> **Exercise**
Each line containing the word "matplotlib" should be found and copied.

> **Dataset section**
==================================================
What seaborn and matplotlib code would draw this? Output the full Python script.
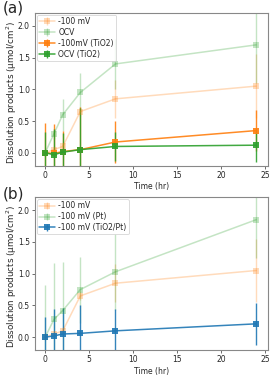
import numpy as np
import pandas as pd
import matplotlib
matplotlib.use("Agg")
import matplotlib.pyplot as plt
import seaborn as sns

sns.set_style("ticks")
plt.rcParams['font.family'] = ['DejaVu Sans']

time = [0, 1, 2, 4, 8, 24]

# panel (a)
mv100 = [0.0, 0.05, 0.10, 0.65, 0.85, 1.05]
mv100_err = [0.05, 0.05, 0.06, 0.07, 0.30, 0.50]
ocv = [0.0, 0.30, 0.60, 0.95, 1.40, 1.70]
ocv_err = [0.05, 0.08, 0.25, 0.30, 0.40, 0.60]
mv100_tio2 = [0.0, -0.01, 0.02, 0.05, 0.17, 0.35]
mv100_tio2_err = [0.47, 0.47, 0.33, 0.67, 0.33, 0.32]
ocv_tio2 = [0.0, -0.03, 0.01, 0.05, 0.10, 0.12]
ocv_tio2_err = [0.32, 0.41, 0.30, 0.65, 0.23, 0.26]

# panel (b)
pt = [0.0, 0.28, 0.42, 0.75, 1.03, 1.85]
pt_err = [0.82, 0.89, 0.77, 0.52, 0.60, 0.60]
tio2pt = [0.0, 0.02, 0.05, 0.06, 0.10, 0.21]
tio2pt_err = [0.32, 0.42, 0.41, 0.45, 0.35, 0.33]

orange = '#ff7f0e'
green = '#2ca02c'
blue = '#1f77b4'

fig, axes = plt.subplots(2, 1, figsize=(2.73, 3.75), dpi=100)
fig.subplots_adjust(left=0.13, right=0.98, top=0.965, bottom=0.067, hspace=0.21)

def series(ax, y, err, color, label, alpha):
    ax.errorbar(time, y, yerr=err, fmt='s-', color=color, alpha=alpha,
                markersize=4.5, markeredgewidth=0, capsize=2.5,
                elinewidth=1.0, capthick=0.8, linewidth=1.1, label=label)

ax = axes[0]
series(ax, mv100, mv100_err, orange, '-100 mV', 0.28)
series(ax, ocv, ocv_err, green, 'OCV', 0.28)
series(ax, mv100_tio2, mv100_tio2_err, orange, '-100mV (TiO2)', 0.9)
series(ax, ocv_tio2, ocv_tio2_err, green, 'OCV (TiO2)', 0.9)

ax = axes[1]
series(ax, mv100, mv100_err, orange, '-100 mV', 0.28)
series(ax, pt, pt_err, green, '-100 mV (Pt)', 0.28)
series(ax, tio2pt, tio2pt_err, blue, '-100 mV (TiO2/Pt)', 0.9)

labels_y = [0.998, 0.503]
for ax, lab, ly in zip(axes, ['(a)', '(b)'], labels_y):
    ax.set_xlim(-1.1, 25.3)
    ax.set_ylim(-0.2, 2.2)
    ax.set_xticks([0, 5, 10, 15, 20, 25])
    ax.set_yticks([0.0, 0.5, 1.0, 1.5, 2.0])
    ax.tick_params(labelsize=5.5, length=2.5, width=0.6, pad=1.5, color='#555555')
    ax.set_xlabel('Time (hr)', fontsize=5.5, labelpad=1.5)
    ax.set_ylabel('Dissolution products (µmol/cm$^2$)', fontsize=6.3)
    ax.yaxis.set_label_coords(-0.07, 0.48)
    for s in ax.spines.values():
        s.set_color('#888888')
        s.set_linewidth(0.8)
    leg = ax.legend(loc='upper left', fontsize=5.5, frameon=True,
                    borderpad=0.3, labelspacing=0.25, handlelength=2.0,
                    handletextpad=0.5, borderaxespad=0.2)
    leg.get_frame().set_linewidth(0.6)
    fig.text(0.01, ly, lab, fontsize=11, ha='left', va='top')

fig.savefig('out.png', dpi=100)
==================================================
> **Result for this exercise**
What seaborn and matplotlib code would draw this? Output the full Python script.
import matplotlib
matplotlib.use("Agg")
import matplotlib.pyplot as plt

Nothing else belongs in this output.